Podíamos lamentar o vício, tudo o que a heroína roubou a Chet, a começar pela beleza, deixando-lhe aquele rosto que «tinha o aspeto de água a escorrer para o ralo», os ombros encolhidos, braços com nódoas negras e veias destroçadas. Mas, como nos diz também Geoff Dyer, a droga não lhe pôs nenhuma máscara, antes revelou «um rosto cujos traços pareciam ser controlados por uma gravidade interior que arrastava tudo para dentro». De resto, o vício de Baker, tendo em conta a vida que escolhera, era quase um requisito profissional. Muitos dos músicos de jazz que surgiram na década de 1950 partilhavam a dependência da heroína que funcionava como um substituto do pacto faustiano com o diabo. Chegava a ser encarado como um rito de passagem ou um distintivo que se leva no sangue. E não é que se julgassem imortais ou imunes aos seus efeitos destrutivos, era como se esse convite à morte tivesse de estar sempre sobre a mesa. E Dyer frisa que a genialidade de Chet se consegue ouvir no modo como «todas as notas que tocava eram uma premonição da última, como se improvisar fosse uma forma de clarividência, como se ele tocasse elegias para o futuro». Ninguém se atreveu alguma vez a dizer que foi ao engano, ou que foi por falta de avisos. No céu ainda não sabem o que é isso do jazz.

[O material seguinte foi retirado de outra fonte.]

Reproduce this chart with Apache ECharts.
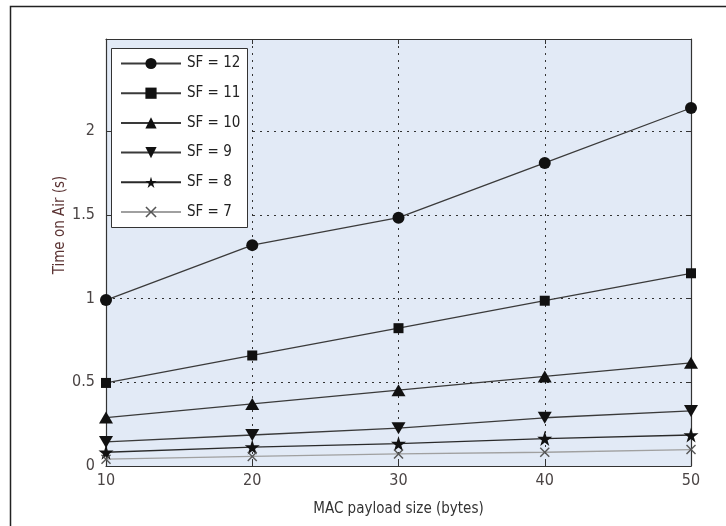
<!DOCTYPE html>
<html><head><meta charset="utf-8">
<script src="https://cdn.jsdelivr.net/npm/echarts@6/dist/echarts.min.js"></script>
<style>html,body{margin:0;padding:0;background:#fff}#c{width:726px;height:526px}</style>
</head><body><div id="c"></div>
<script>
// ---- data ----
const payload = [10, 20, 30, 40, 50];
const sf12 = [0.991, 1.319, 1.483, 1.810, 2.138];
const sf11 = [0.496, 0.660, 0.823, 0.987, 1.151];
const sf10 = [0.289, 0.371, 0.453, 0.535, 0.616];
const sf9  = [0.144, 0.185, 0.226, 0.288, 0.329];
const sf8  = [0.082, 0.113, 0.134, 0.164, 0.185];
const sf7  = [0.041, 0.057, 0.072, 0.082, 0.098];
const seriesNames = ['SF = 12', 'SF = 11', 'SF = 10', 'SF = 9', 'SF = 8', 'SF = 7'];
const xTicks = [10, 20, 30, 40, 50];
const yTicks = [0, 0.5, 1, 1.5, 2];
const xTitle = 'MAC payload size (bytes)';
const yTitle = 'Time on Air (s)';

// ---- styles ----
const FONT = "'Liberation Sans Narrow','DejaVu Sans Condensed',sans-serif";
const FS = 15;
const STAR = 'path://M50,0 L61,35 L98,35 L68,57 L79,91 L50,70 L21,91 L32,57 L2,35 L39,35 Z';
const TRI_DOWN = 'path://M0,0 L100,0 L50,87 Z';
const CROSS = 'path://M0,1 L1,0 L5,4 L9,0 L10,1 L6,5 L10,9 L9,10 L5,6 L1,10 L0,9 L4,5 Z';
const AX = '#333';
const LBL = '#4a4444';

function mk(name, vals, symbol, size, lineColor, markColor) {
  return {
    name: name, type: 'line',
    data: payload.map((x, i) => [x, vals[i]]),
    symbol: symbol, symbolSize: size, showAllSymbol: true, clip: false,
    lineStyle: { color: lineColor, width: 1.3 },
    itemStyle: { color: markColor },
    emphasis: { disabled: true },
    animation: false
  };
}

const chart = echarts.init(document.getElementById('c'), null, { renderer: 'canvas' });
const commonLabel = { color: LBL, fontSize: 16, fontFamily: FONT };

chart.setOption({
  animation: false,
  grid: { left: 106, right: 35, top: 39, bottom: 60, show: true, backgroundColor: '#e2eaf6', borderWidth: 0 },
  legend: {
    data: seriesNames, orient: 'vertical', left: 120, top: 56, padding: 0,
    itemWidth: 60, itemHeight: 14, itemGap: 14.7,
    textStyle: { fontSize: FS, fontFamily: FONT, color: '#222', padding: [0, 0, 0, 1] },
    selectedMode: false
  },
  graphic: [
    { type: 'rect', shape: { x: 10.5, y: 6.5, width: 760, height: 560 }, style: { fill: 'none', stroke: '#222', lineWidth: 1.5 }, z: 0 },
    { type: 'rect', shape: { x: 111.5, y: 48.5, width: 136, height: 179 }, style: { fill: '#fff', stroke: '#333', lineWidth: 1 }, z: 3 },
    { type: 'text', x: 60, y: 225, rotation: Math.PI / 2,
      style: { text: yTitle, fontSize: FS, fontFamily: FONT, fill: '#5c3434', align: 'center', verticalAlign: 'middle' }, z: 3 }
  ],
  xAxis: [
    { type: 'value', min: 10, max: 50, interval: 10, position: 'bottom',
      axisLine: { show: true, onZero: false, lineStyle: { color: AX, width: 1.2 } },
      axisTick: { show: true, inside: true, length: 5, lineStyle: { color: AX }, customValues: xTicks },
      axisLabel: Object.assign({ margin: 7, customValues: xTicks }, commonLabel),
      splitLine: { show: true, lineStyle: { color: AX, type: [2, 5], width: 1 } },
      name: xTitle, nameLocation: 'middle', nameGap: 36,
      nameTextStyle: { fontSize: FS, fontFamily: FONT, color: '#333' } },
    { type: 'value', min: 10, max: 50, interval: 10, position: 'top',
      axisLine: { show: true, onZero: false, lineStyle: { color: AX, width: 1.2 } },
      axisTick: { show: true, inside: true, length: 5, lineStyle: { color: AX }, customValues: xTicks },
      axisLabel: { show: false }, splitLine: { show: false } }
  ],
  yAxis: [
    { type: 'value', min: 0, max: 2.55, position: 'left',
      axisLine: { show: true, onZero: false, lineStyle: { color: AX, width: 1.2 } },
      axisTick: { show: true, inside: true, length: 5, lineStyle: { color: AX }, customValues: yTicks },
      axisLabel: Object.assign({ margin: 11, customValues: yTicks }, commonLabel),
      splitLine: { show: true, lineStyle: { color: AX, type: [2, 5], width: 1 } } },
    { type: 'value', min: 0, max: 2.55, position: 'right',
      axisLine: { show: true, onZero: false, lineStyle: { color: AX, width: 1.2 } },
      axisTick: { show: true, inside: true, length: 5, lineStyle: { color: AX }, customValues: yTicks },
      axisLabel: { show: false }, splitLine: { show: false } }
  ],
  series: [
    mk(seriesNames[0], sf12, 'circle', 12, '#3a3a3a', '#111'),
    mk(seriesNames[1], sf11, 'rect', 10, '#3a3a3a', '#111'),
    mk(seriesNames[2], sf10, 'triangle', [14, 12], '#3a3a3a', '#111'),
    mk(seriesNames[3], sf9, TRI_DOWN, [14, 12], '#3a3a3a', '#111'),
    mk(seriesNames[4], sf8, STAR, 15, '#2a2a2a', '#111'),
    mk(seriesNames[5], sf7, CROSS, 10, '#a0a0a0', '#555')
  ]
});
</script></body></html>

Quanto aos avisos que Chet recebeu, além de ter sido um traficante que, em resultado de um diferendo de opiniões, lhe partiu os dentes da frente (o que, para um trompetista, é sempre chato), um dos mais audíveis foi a morte do seu pianista Dick Twardzik, isto na primeira visita de Baker à Europa, em 1955. Certo dia em que a banda se reuniu para gravar um álbum, «todos apareceram excepto o Dick». «Esperámos uma hora, e depois o Peter ofereceu-se para ir ao hotel ver o que se passava. Cerca de uma hora depois, entrou no estúdio completamente histérico, gritando que o Dick estava morto. Contou-nos que ele e o gerente do hotel tinham arrombado a porta do quarto e encontrado o Dick azul, com a agulha ainda espetada no braço». Uma vez mais, Chet regista a ocorrência, adianta que «a morte do Dick determinou o fim de muitas coisas», e depois segue em frente.

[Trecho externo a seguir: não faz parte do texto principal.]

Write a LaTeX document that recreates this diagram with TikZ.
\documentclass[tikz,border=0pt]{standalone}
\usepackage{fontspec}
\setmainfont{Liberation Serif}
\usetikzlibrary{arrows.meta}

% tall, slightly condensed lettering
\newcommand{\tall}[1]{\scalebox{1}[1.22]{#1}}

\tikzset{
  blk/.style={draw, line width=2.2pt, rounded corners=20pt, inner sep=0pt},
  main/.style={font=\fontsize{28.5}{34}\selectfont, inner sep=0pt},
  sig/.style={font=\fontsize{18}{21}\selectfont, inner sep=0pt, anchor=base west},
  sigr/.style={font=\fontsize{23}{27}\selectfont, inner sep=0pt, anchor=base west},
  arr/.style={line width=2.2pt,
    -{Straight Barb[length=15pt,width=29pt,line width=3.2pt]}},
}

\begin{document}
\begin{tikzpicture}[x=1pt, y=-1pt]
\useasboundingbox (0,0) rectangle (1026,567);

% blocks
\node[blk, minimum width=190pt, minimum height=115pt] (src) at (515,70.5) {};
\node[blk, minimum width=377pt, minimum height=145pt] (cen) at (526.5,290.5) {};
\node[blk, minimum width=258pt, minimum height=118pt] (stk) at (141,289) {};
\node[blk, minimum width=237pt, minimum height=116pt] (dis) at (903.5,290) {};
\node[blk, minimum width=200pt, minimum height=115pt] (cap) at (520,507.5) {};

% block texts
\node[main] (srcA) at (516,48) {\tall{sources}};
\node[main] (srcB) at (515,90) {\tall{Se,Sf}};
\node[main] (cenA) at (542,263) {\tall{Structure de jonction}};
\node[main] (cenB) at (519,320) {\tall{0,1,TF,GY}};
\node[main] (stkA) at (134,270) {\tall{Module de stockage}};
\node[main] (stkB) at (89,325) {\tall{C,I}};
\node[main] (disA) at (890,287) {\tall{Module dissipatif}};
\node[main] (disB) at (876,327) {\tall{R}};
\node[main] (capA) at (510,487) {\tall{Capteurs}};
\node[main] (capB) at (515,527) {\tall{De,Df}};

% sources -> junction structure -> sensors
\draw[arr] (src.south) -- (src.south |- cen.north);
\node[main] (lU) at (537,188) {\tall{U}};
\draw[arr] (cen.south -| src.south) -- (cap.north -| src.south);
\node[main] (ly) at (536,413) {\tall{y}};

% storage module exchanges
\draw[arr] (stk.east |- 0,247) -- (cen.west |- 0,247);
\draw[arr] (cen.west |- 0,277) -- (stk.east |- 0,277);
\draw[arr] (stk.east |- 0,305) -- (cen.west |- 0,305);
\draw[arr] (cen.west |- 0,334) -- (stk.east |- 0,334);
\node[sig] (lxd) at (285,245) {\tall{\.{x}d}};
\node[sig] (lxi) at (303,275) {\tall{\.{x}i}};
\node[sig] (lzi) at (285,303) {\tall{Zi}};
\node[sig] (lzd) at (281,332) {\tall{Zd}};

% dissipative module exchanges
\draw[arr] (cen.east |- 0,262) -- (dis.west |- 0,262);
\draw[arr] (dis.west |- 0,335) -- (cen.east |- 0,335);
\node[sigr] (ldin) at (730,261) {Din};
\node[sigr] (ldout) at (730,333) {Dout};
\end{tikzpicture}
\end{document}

Esse colecionador nervoso de influências que é Vila-Matas também nos ajuda por ter-se dado ao trabalho de investigar a estranha morte de Chet, em 1988, contando-nos que o músico «caiu no vácuo, num hotel de Amesterdão, cuja fachada escalava no momento em que perdeu o equilíbrio. Estava a escalá-la porque esquecera o seu trompete no terceiro andar e queria recuperá-lo, mas sem passar pela recepção, porque acabavam de o expulsar do hotel». Dos anos que levou juntando tudo para oficializar a lenda de Chet, Vila-Matas fornece-nos ainda uma preciosa citação de Michel Graillier, o pianista que o acompanhou nos últimos dias: «Chet tinha o sentido do silêncio, que é a matéria-prima do músico. Aproximava-se do microfone, deixava passar quatro, oito compassos e desde o preciso momento em que atacava a nota, esta alcançava toda a sua plenitude (…). Conseguia uma audição profunda do público porque dava toda a significação musical ao silêncio antes de começar o seu solo».

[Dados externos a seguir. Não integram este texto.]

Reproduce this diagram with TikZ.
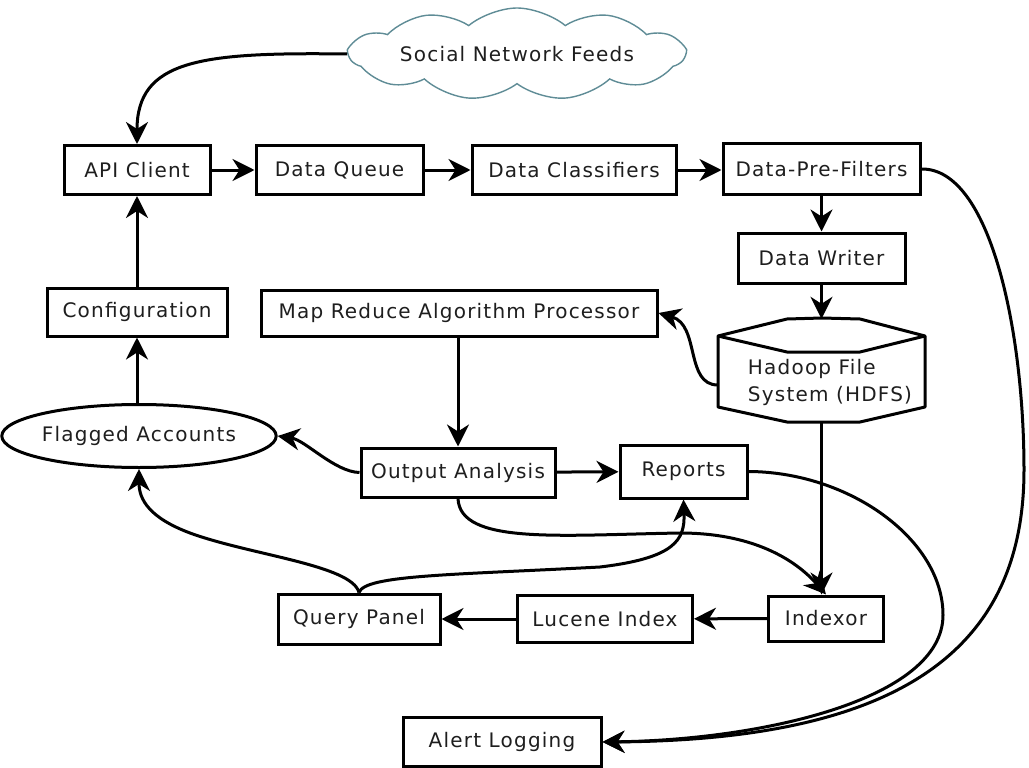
\documentclass[tikz,border=0pt]{standalone}
\usepackage{fontspec}
\setmainfont{DejaVu Sans}[LetterSpace=6]
\usetikzlibrary{arrows.meta,shapes.geometric,shapes.symbols,calc}
\definecolor{cloudline}{RGB}{95,140,150}
\definecolor{txt}{RGB}{30,30,30}
\begin{document}
\begin{tikzpicture}[x=1pt,y=-1pt,
  lbl/.style={text=txt, font=\fontsize{20}{27}\selectfont},
  box/.style={lbl, draw, line width=3pt, rectangle, inner sep=0pt, minimum height=49pt, fill=white},
  conn/.style={line width=3pt, -{Stealth[length=22pt,width=22pt,inset=7pt]}},
]
\useasboundingbox (0,0) rectangle (1029,768);
\fill[white] (0,0) rectangle (1029,768);

% cloud
\node[lbl, cloud, draw=cloudline, line width=1.4pt, cloud puffs=11, cloud puff arc=80,
      cloud ignores aspect, minimum width=335pt, minimum height=92pt, inner sep=0pt] (cloud) at (517,54) {Social Network Feeds};

% boxes
\node[box, minimum width=146pt] (api) at (137,170) {API Client};
\node[box, minimum width=167pt] (dq) at (339.5,170) {Data Queue};
\node[box, minimum width=204pt] (dc) at (574,170) {Data Classifiers};
\node[box, minimum width=197pt, minimum height=51pt] (dpf) at (821.5,169) {Data-Pre-Filters};
\node[box, minimum width=167pt, minimum height=50pt] (dw) at (821.5,258) {Data Writer};
\node[box, minimum width=180pt, minimum height=48pt] (cfg) at (137,312) {Configuration};
\node[box, minimum width=396pt, minimum height=46pt] (mr) at (459,313) {Map Reduce Algorithm Processor};
\node[lbl, ellipse, draw, line width=3pt, minimum width=262pt, minimum height=63pt, inner sep=0pt] (flag) at (139,436) {Flagged Accounts};
\node[box, minimum width=194pt] (out) at (458,472.5) {Output Analysis};
\node[box, minimum width=127pt, minimum height=53pt] (rep) at (683.5,471.5) {Reports};
\node[box, minimum width=162pt, minimum height=50pt] (qp) at (359,619) {Query Panel};
\node[box, minimum width=175pt, minimum height=47pt] (luc) at (605,619) {Lucene Index};
\node[box, minimum width=115pt, minimum height=45pt] (idx) at (826,618.5) {Indexor};
\node[box, minimum width=198pt, minimum height=49pt] (al) at (502,742) {Alert Logging};

% HDFS cylinder
\node[minimum width=207pt, minimum height=104pt, inner sep=0pt] (hdfs) at (821.5,371) {};
\draw[line width=3pt, line join=round, fill=white]
  (718,336) -- (787,319) -- (822,318) -- (860,319) -- (925,336) -- (925,407)
  -- (860,422) -- (787,422) -- (718,407) -- cycle;
\draw[line width=3pt, line join=round] (718,336) -- (787,352) -- (860,352) -- (925,336);
\node[lbl, align=left, inner sep=0pt] (hdfst) at (830,382) {Hadoop File\\System (HDFS)};

% straight connectors
\draw[conn] (api) -- (dq);
\draw[conn] (dq) -- (dc);
\draw[conn] (dc.east) -- (dc.east -| dpf.west);
\draw[conn] (dpf) -- (dw);
\draw[conn] (dw.south) -- (hdfs.north);
\draw[conn] (cfg) -- (api);
\draw[conn] (cfg.south |- flag.north) -- (cfg.south);
\draw[conn] (mr.south -| out.north) -- (out.north);
\draw[conn] (out) -- (rep);
\draw[conn] (hdfs.south) -- (hdfs.south |- idx.north);
\draw[conn] (idx) -- (luc);
\draw[conn] (luc) -- (qp);

% curved connectors
\draw[conn] (cloud.west) .. controls (200,52) and (137,60) .. (api.north);
\draw[conn] ([yshift=-14pt]hdfs.west) .. controls (685,385) and (700,325) .. (mr.east);
\draw[conn] (out.west) .. controls (335,472) and (305,440) .. (flag.east);
\draw[conn] (out.south) .. controls (460,545) and (560,535) .. (680,533)
  .. controls (760,533) and (800,565) .. (idx.north);
\draw[conn] (qp.north) .. controls (365,575) and (450,575) .. (600,567)
  .. controls (675,558) and (685,540) .. (rep.south);
\draw[conn] (qp.north) .. controls (352,565) and (250,555) .. (190,533)
  .. controls (150,518) and (139,500) .. (flag.south);
\draw[conn] (rep.east) .. controls (850,472) and (943,540) .. (943,615)
  .. controls (943,700) and (760,740) .. (al.east);
\draw[conn] (dpf.east) .. controls (990,168) and (1024,330) .. (1024,470)
  .. controls (1024,650) and (900,740) .. (al.east);
\end{tikzpicture}
\end{document}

O mais incrível, como nos diz Phil Johnson, é que «apesar das circunstâncias, quase tudo o que gravou merece ser ouvido». E refira-se que nenhum músico de jazz do mesmo período gravou mais do que Chet. «Por mais manhosa que seja a banda, por mais tosco que seja o material, e mesmo que o solista esteja completamente pedrado, o talento de Baker nunca o largou, ficou com ele até ao fim.» E o fim, no caso de Chet, não foi um definhar ao longo de semanas ou meses, mas anos. «A velha história de quando morrer a tua vida inteira te passa à frente dos olhos. A vida dele arrastava-se à sua frente desde que ele tinha memória, pelo menos há vinte anos, talvez estivesse a morrer desde então, talvez os últimos vinte anos tivessem sido o longo instante da sua morte», escreve Geoff Dyer. Chet viu a morte e deu-a a ver onde quer que fosse. Vestiu o seu cadáver, e das tantas gravações de concertos que, postumamente, vieram a ser promovidos como sendo o último, Phil Johnson conta que há um com a Danish Radio Big Band, em que canta e toca duas versões de ‘My Funny Valentine’ e que são ambas «extremamente comoventes mas também tecnicamente soberbas». Uma outra versão surge no documentário Let’s Get Lost, de Bruce Weber, lançado no ano em que Chet morreu. E nesta, se às vezes lhe parecem faltar as forças até para se ter de pé, a sua vulnerabilidade ainda cabe inteira naquele modo de cantar quase murmurado, os andamentos prolongam-se languidamente e às tantas a canção já não é só isso, todo o sentido que falta ao mundo e à vida ressoa no nosso próprio vazio. Por um momento, também nós estamos cheios desse sentimento de tudo o que nos falta, e as notas sucedem-se arrastando-nos de volta ao nada.